Przedstawiciel Ministerstwa Gospodarki, M. Haładyj zaprezentował jeszcze dalej idącą wizję. Zgodnie z jego propozycją należy stworzyć jedno ciało łączące KWRiST, Radę Pożytku Publicznego oraz Radę Dialogu Społecznego. Ciało to miałoby być polskim EKES-em (Europejski Komitet Ekonomiczno – Społeczny).
Przyszłość dialogu
Swoje tezy dot. poprawy jakości dialogu w Polsce przestawił również Piotr Frączak z Ogólnopolskiej Federacji Organizacji Pozarządowych. Oprócz konieczności zinstytucjonalizowania dialogu obywatelskiego, zwrócił uwagę na potrzebę reprezentatywności – w składzie instytucji prowadzących dialog powinny być osoby pochodzące z wyborów, oraz stworzenie zaplecza merytorycznego dla instytucji dialogu.
Ciekawą i odważna wizję dialogu obywatelskiego zaprezentował Rafał Górski, przedstawiciel Instytutu Spraw Obywatelskich INSPRO. Zaproponował, by stworzyć panel obywatelski, który umożliwiłby każdemu obywatelowi wzięcie bezpośredniego udziału w życiu publicznym. Panel miałby być złożony z 250 losowo wybranych obywateli, którzy w ramach swoich prac będą wspomagali się ekspertami. Powołanie panelu leżałoby w gestii Prezydenta RP na wniosek 100 tys. obywateli.
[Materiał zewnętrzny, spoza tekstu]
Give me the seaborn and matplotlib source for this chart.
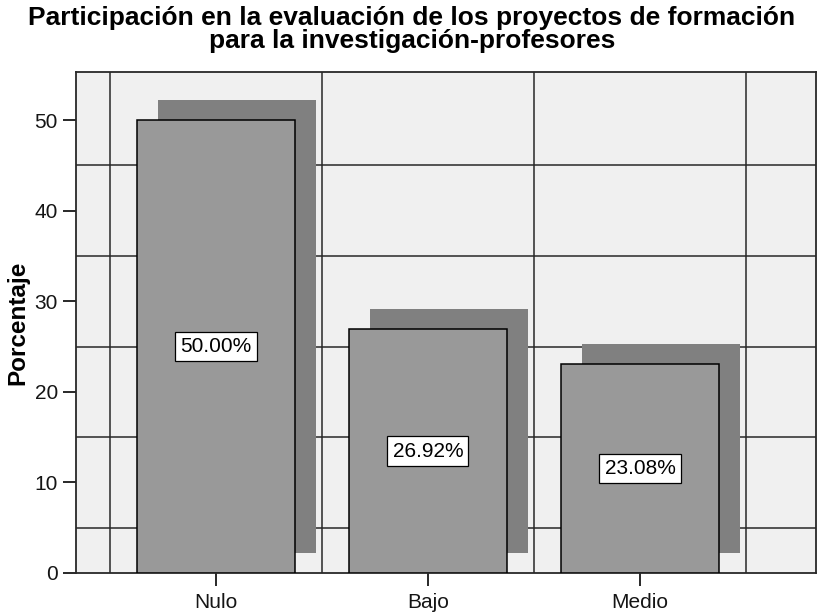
import matplotlib
matplotlib.use("Agg")
import matplotlib.pyplot as plt
from matplotlib.transforms import ScaledTranslation
import seaborn as sns
import pandas as pd

# Data
categorias = ["Nulo", "Bajo", "Medio"]
porcentajes = [50.00, 26.92, 23.08]
etiquetas = [f"{v:.2f}%" for v in porcentajes]
yticks = [0, 10, 20, 30, 40, 50]

titulo = ("Participación en la evaluación de los proyectos de formación\n"
          "para la investigación-profesores")

df = pd.DataFrame({"categoria": categorias, "porcentaje": porcentajes})

sns.set_style("white")
plt.rcParams["font.family"] = ["Liberation Sans", "DejaVu Sans"]

fig = plt.figure(figsize=(8.17, 6.13), dpi=100)
ax = fig.add_axes([0.093, 0.0653, 0.9058, 0.8172])
ax.set_facecolor("#F0F0F0")

ancho = 0.745

# Drop shadow behind each bar (same bars, shifted up and right)
sns.barplot(data=df, x="categoria", y="porcentaje", order=categorias,
            color="#808080", saturation=1, width=ancho, linewidth=0,
            errorbar=None, ax=ax)
desplazamiento = ScaledTranslation(0.21, 0.20, fig.dpi_scale_trans)
for p in ax.containers[0]:
    p.set_transform(ax.transData + desplazamiento)
    p.set_zorder(2)

# Main bars
sns.barplot(data=df, x="categoria", y="porcentaje", order=categorias,
            color="#999999", saturation=1, width=ancho, edgecolor="black",
            linewidth=1.1, errorbar=None, ax=ax)
for p in ax.containers[1]:
    p.set_zorder(3)

ax.bar_label(ax.containers[1], labels=etiquetas, label_type="center",
             fontsize=15, color="black", zorder=5,
             bbox=dict(boxstyle="square,pad=0.25", fc="white", ec="black", lw=0.9))

ax.set_xlim(-0.66, 2.83)
ax.set_ylim(0, 55.3)
ax.set_yticks(yticks)

# Grid lines between categories and halfway between value ticks
ax.set_xticks([-0.5, 0.5, 1.5, 2.5], minor=True)
ax.set_yticks([5, 15, 25, 35, 45], minor=True)
ax.grid(False)
ax.grid(True, which="minor", color="#282828", linewidth=1.1)
ax.set_axisbelow(True)
ax.tick_params(which="minor", length=0, bottom=False, left=False)
ax.tick_params(which="major", bottom=True, left=True, length=9.4, width=1.4,
               color="#282828", labelsize=15, labelcolor="#151515", pad=3.6)
ax.tick_params(axis="x", which="major", pad=5.0)

for s in ax.spines.values():
    s.set_color("#282828")
    s.set_linewidth(1.3)
    s.set_visible(True)

ax.set_xlabel("")
ax.set_ylabel("Porcentaje", fontsize=17.5, fontweight="bold", labelpad=4,
              color="black")

fig.text(0.504, 0.99, titulo, ha="center", va="top", fontsize=19,
         fontweight="bold", linespacing=0.95, color="black")

fig.savefig("out.png", dpi=100)
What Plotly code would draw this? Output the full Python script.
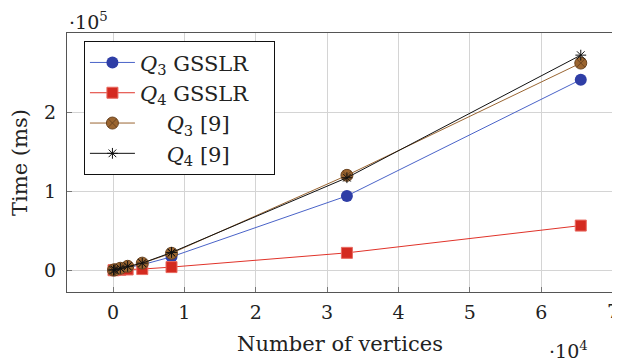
import plotly.graph_objects as go

vertices = [64, 256, 1024, 2048, 4096, 8192, 32768, 65536]
q3_gsslr = [100, 400, 1500, 3000, 7000, 17000, 94000, 241000]
q4_gsslr = [50, 200, 600, 1000, 1500, 4000, 22000, 56500]
q3_ref = [200, 600, 2500, 5000, 9000, 21500, 120000, 262000]
q4_ref = [200, 600, 2500, 5000, 9000, 22500, 117000, 272000]

x_tickvals = [0, 10000, 20000, 30000, 40000, 50000, 60000, 70000]
x_ticktext = ["0", "1", "2", "3", "4", "5", "6", "7"]
y_tickvals = [0, 100000, 200000]
y_ticktext = ["0", "1", "2"]

FONT = "DejaVu Serif"
NB = "\u00a0"

fig = go.Figure()
fig.add_trace(go.Scatter(
    x=vertices, y=q3_gsslr, mode="lines+markers",
    name="<i>Q</i><sub>3</sub>" + NB + "GSSLR" + NB * 3,
    line=dict(color="#4a63c8", width=1),
    marker=dict(symbol="circle", size=12, color="#2f3ea6", line=dict(width=0)),
))
fig.add_trace(go.Scatter(
    x=vertices, y=q4_gsslr, mode="lines+markers",
    name="<i>Q</i><sub>4</sub>" + NB + "GSSLR" + NB * 3,
    line=dict(color="#e0332a", width=1),
    marker=dict(symbol="square", size=11, color="#d42a20", line=dict(width=1, color="#e86a60")),
))
fig.add_trace(go.Scatter(
    x=vertices, y=q3_ref, mode="lines+markers",
    name=NB * 4 + "<i>Q</i><sub>3</sub>" + NB + "[9]",
    line=dict(color="#9a6633", width=1),
    marker=dict(symbol="circle-x", size=12, color="#9b6530", line=dict(width=1, color="#6b4420")),
))
fig.add_trace(go.Scatter(
    x=vertices, y=q4_ref, mode="lines+markers",
    name=NB * 4 + "<i>Q</i><sub>4</sub>" + NB + "[9]",
    line=dict(color="#111111", width=1),
    marker=dict(symbol="asterisk-open", size=9, color="#111111", line=dict(width=1, color="#111111")),
))

# the page body adds an 8px offset, so the figure is sized 8px smaller
fig.update_layout(
    width=612, height=355,
    margin=dict(l=59, r=7, t=25, b=71, autoexpand=False),
    paper_bgcolor="white", plot_bgcolor="white",
    font=dict(family=FONT, size=17, color="#222222"),
    showlegend=True,
    legend=dict(
        x=0.031, y=0.968, xanchor="left", yanchor="top",
        bgcolor="white", bordercolor="#111111", borderwidth=1,
        font=dict(family=FONT, size=21, color="#222222"),
        itemwidth=45, tracegroupgap=0,
    ),
    xaxis=dict(
        range=[-6450, 70050], tickvals=x_tickvals[:-1], ticktext=x_ticktext[:-1],
        showgrid=True, gridcolor="#d4d4d4", gridwidth=1, automargin=False,
        zeroline=False, showline=True, linecolor="#555555", linewidth=1, mirror=True,
        ticks="inside", ticklen=5, tickcolor="#777777", ticklabelstandoff=3,
        title=dict(text="Number of vertices", font=dict(family=FONT, size=21), standoff=14),
        tickfont=dict(family=FONT, size=19),
    ),
    yaxis=dict(
        range=[-27500, 300000], tickvals=y_tickvals, ticktext=y_ticktext,
        showgrid=True, gridcolor="#d4d4d4", gridwidth=1, automargin=False,
        zeroline=False, showline=True, linecolor="#555555", linewidth=1, mirror=True,
        ticks="inside", ticklen=5, tickcolor="#777777", ticklabelstandoff=6,
        title=dict(text="Time (ms)", font=dict(family=FONT, size=21), standoff=20),
        tickfont=dict(family=FONT, size=19),
    ),
)

# last x tick label sits on the right frame edge; drawn as an annotation so it is not hidden
fig.add_annotation(x=x_tickvals[-1], y=0, xref="x", yref="paper", xanchor="center", yanchor="top",
                   text=x_ticktext[-1], showarrow=False, yshift=-6,
                   font=dict(family=FONT, size=19, color="#222222"))

fig.add_annotation(x=0.0, y=1.0, xref="paper", yref="paper", xanchor="left", yanchor="bottom",
                   text="\u00b710<sup>5</sup>", showarrow=False, yshift=-2,
                   font=dict(family=FONT, size=19, color="#222222"))
fig.add_annotation(x=0.958, y=0.0, xref="paper", yref="paper", xanchor="right", yanchor="top",
                   text="\u00b710<sup>4</sup>", showarrow=False, yshift=-44,
                   font=dict(family=FONT, size=19, color="#222222"))

fig.write_html("out.html")
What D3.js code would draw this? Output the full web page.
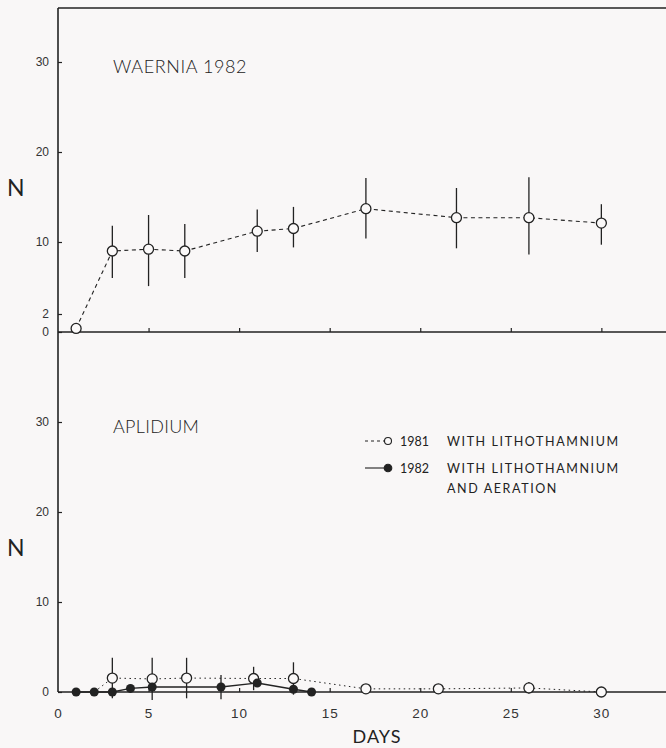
<!DOCTYPE html>
<html>
<head>
<meta charset="utf-8">
<script src="https://cdn.jsdelivr.net/npm/d3@7"></script>
<style>
  body { margin: 0; background: #f9f7f7; }
  svg { display: block; font-family: Lato, "DejaVu Sans", sans-serif; }
  .tick text { fill: #333; }
</style>
</head>
<body>
<svg id="chart"></svg>
<script>
// Waernia 1982 (top panel)
const waerniaDays = [1, 3, 5, 7, 11, 13, 17, 22, 26, 30];
const waerniaN = [0.4, 9.0, 9.2, 9.0, 11.2, 11.5, 13.7, 12.7, 12.7, 12.1];
const waerniaLow = [0.4, 6.0, 5.1, 6.0, 8.9, 9.4, 10.4, 9.3, 8.6, 9.7];
const waerniaHigh = [0.4, 11.8, 13.0, 12.0, 13.6, 13.9, 17.1, 16.0, 17.2, 14.2];

// Aplidium (bottom panel)
const days1981 = [2, 3, 5.2, 7.1, 10.8, 13, 17, 21, 26, 30];
const aplidium1981 = [0, 1.55, 1.45, 1.55, 1.5, 1.5, 0.35, 0.35, 0.45, 0];
const err1981 = [0, 2.25, 2.35, 2.25, 1.3, 1.8, 0.55, 0.55, 0.65, 0];

const days1982 = [1, 2, 3, 4, 5.2, 9, 11, 13, 14];
const aplidium1982 = [0, 0, 0, 0.4, 0.55, 0.55, 1.0, 0.3, 0];
const err1982 = [0, 0, 0, 0, 0, 1.35, 0, 0, 0];

const xTicks = [0, 5, 10, 15, 20, 25, 30];
const topYTicks = [0, 2, 10, 20, 30];
const bottomYTicks = [0, 10, 20, 30];

const legendRows = [
  { year: '1981', text: ['WITH LITHOTHAMNIUM'], filled: false },
  { year: '1982', text: ['WITH LITHOTHAMNIUM', 'AND AERATION'], filled: true }
];

const width = 666, height = 748;
const ink = '#222';

const svg = d3.select('#chart').attr('width', width).attr('height', height);

const x = d3.scaleLinear().domain([0, 33.9]).range([58, 672]);
const yTop = d3.scaleLinear().domain([0, 36]).range([332, 8]);
const yBot = d3.scaleLinear().domain([0, 40]).range([692, 332]);

// frame
const frame = svg.append('g').attr('stroke', ink).attr('stroke-width', 1.6);
frame.append('line').attr('x1', x(0)).attr('x2', x(0)).attr('y1', yTop(36)).attr('y2', yBot(0));
frame.append('line').attr('x1', x(0)).attr('x2', width).attr('y1', yTop(36)).attr('y2', yTop(36));
frame.append('line').attr('x1', x(0)).attr('x2', width).attr('y1', yTop(0)).attr('y2', yTop(0));
frame.append('line').attr('x1', x(0)).attr('x2', width).attr('y1', yBot(0)).attr('y2', yBot(0));

const styleAxis = g => {
  g.select('.domain').remove();
  g.selectAll('.tick line').attr('stroke', ink).attr('stroke-width', 1.2);
};

// top panel axes
svg.append('g')
  .attr('transform', `translate(0,${yTop(0)})`)
  .call(d3.axisBottom(x).tickValues(xTicks.slice(1)).tickSize(-4).tickFormat(''))
  .call(styleAxis);

svg.append('g')
  .attr('transform', `translate(${x(0)},0)`)
  .call(d3.axisLeft(yTop).tickValues(topYTicks).tickSize(-4).tickPadding(9))
  .call(styleAxis)
  .selectAll('text').attr('font-size', 12);

// bottom panel axes
svg.append('g')
  .attr('transform', `translate(0,${yBot(0)})`)
  .call(d3.axisBottom(x).tickValues(xTicks).tickSize(-4).tickPadding(16))
  .call(styleAxis)
  .call(g => g.selectAll('.tick').filter(d => d === 0).select('line').remove())
  .selectAll('text').attr('font-size', 13.5).attr('letter-spacing', 1);

svg.append('g')
  .attr('transform', `translate(${x(0)},0)`)
  .call(d3.axisLeft(yBot).tickValues(bottomYTicks).tickSize(-4).tickPadding(9))
  .call(styleAxis)
  .selectAll('text').attr('font-size', 12);

// axis titles
svg.append('text').attr('x', 7).attr('y', yTop(16) + 8).attr('font-size', 23).attr('fill', ink).text('N');
svg.append('text').attr('x', 7).attr('y', yBot(16) + 8).attr('font-size', 23).attr('fill', ink).text('N');
svg.append('text').attr('x', 377).attr('y', 743).attr('text-anchor', 'middle')
  .attr('font-size', 18).attr('letter-spacing', 1).attr('fill', ink).text('DAYS');

// panel titles
svg.append('text').attr('x', 113).attr('y', 73).attr('font-size', 18).attr('font-weight', 300)
  .attr('letter-spacing', 0.6).attr('fill', ink).text('WAERNIA 1982');
svg.append('text').attr('x', 113).attr('y', 433).attr('font-size', 18).attr('font-weight', 300)
  .attr('letter-spacing', 0.3).attr('fill', ink).text('APLIDIUM');

// top series
const topData = waerniaDays.map((d, i) => ({ d, n: waerniaN[i], lo: waerniaLow[i], hi: waerniaHigh[i] }));

svg.append('g').selectAll('line').data(topData.filter(p => p.hi > p.lo)).join('line')
  .attr('x1', p => x(p.d)).attr('x2', p => x(p.d))
  .attr('y1', p => yTop(p.lo)).attr('y2', p => yTop(p.hi))
  .attr('stroke', ink).attr('stroke-width', 1.3);

svg.append('path').datum(topData)
  .attr('d', d3.line().x(p => x(p.d)).y(p => yTop(p.n)))
  .attr('fill', 'none').attr('stroke', ink).attr('stroke-width', 1.1).attr('stroke-dasharray', '4,3.5');

svg.append('g').selectAll('circle').data(topData).join('circle')
  .attr('cx', p => x(p.d)).attr('cy', p => yTop(p.n)).attr('r', 5)
  .attr('fill', '#fbf9f9').attr('stroke', ink).attr('stroke-width', 1.3);

// bottom series
const data81 = days1981.map((d, i) => ({ d, n: aplidium1981[i], e: err1981[i] }));
const data82 = days1982.map((d, i) => ({ d, n: aplidium1982[i], e: err1982[i] }));

svg.append('g').selectAll('line').data(data81.concat(data82).filter(p => p.e > 0)).join('line')
  .attr('x1', p => x(p.d)).attr('x2', p => x(p.d))
  .attr('y1', p => yBot(p.n - p.e)).attr('y2', p => yBot(p.n + p.e))
  .attr('stroke', ink).attr('stroke-width', 1.3);

svg.append('path').datum(data81)
  .attr('d', d3.line().x(p => x(p.d)).y(p => yBot(p.n)))
  .attr('fill', 'none').attr('stroke', ink).attr('stroke-width', 1).attr('stroke-dasharray', '1.5,3.5');

svg.append('path').datum(data82)
  .attr('d', d3.line().x(p => x(p.d)).y(p => yBot(p.n)))
  .attr('fill', 'none').attr('stroke', ink).attr('stroke-width', 1.4);

svg.append('g').selectAll('circle').data(data81.filter(p => p.n > 0 || p.d > 20)).join('circle')
  .attr('cx', p => x(p.d)).attr('cy', p => yBot(p.n)).attr('r', 5)
  .attr('fill', '#fbf9f9').attr('stroke', ink).attr('stroke-width', 1.3);

svg.append('g').selectAll('circle').data(data82).join('circle')
  .attr('cx', p => x(p.d)).attr('cy', p => yBot(p.n)).attr('r', 4.5)
  .attr('fill', ink);

// legend
const legend = svg.append('g').attr('fill', ink).attr('font-size', 12.5);
legendRows.forEach((row, i) => {
  const cy = 441 + i * 27;
  legend.append('line').attr('x1', 365).attr('x2', 388).attr('y1', cy).attr('y2', cy)
    .attr('stroke', ink).attr('stroke-width', 1.1)
    .attr('stroke-dasharray', row.filled ? null : '3,3');
  legend.append('circle').attr('cx', 388).attr('cy', cy).attr('r', row.filled ? 3.8 : 3.5)
    .attr('fill', row.filled ? ink : '#fbf9f9').attr('stroke', ink).attr('stroke-width', 1.1);
  legend.append('text').attr('x', 400).attr('y', cy + 4.5).text(row.year);
  row.text.forEach((t, j) => {
    legend.append('text').attr('x', 447).attr('y', cy + 4.5 + j * 20)
      .attr('letter-spacing', 1.6).text(t);
  });
});
</script>
</body>
</html>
Po zapoznaniu się z różnymi punktami widzenia, biorąc pod uwagę wypowiedzi ekspertów oraz osób na co dzień analizujących kwestie dialogu obywatelskiego nasuwa się jeden wniosek – zmiany w funkcjonowaniu dialogu są niezbędne. Nie jestem jednak przekonana czy zaproponowane rozwiązania w postaci powołania kolejnej instytucji i wprowadzenia nowych form demokracji bezpośredniej wymuszą ww. zmiany. Jak przyznali eksperci, podstawowym problemem jest nastawienie społeczeństwa. Priorytetem powinno być zbudowanie w obywatelach przekonania, że mogą oni wpływać na to, co się dziele w Polsce nie tylko poprzez oddanie głosu na swojego reprezentanta, lecz również poprzez uczestnictwo w dialogu obywatelskim. Bez wzrostu świadomości społecznej, na nic się zdadzą kolejne organizacje, twory i reformy tzw. „systemowe”. Wprowadzenie takich zmian, na dzień dzisiejszy będzie służyło jedynie osobom i podmiotom, które już uczestniczą w życiu publicznym, wiedzącym jakich instrumentów użyć i z jakim skutkiem.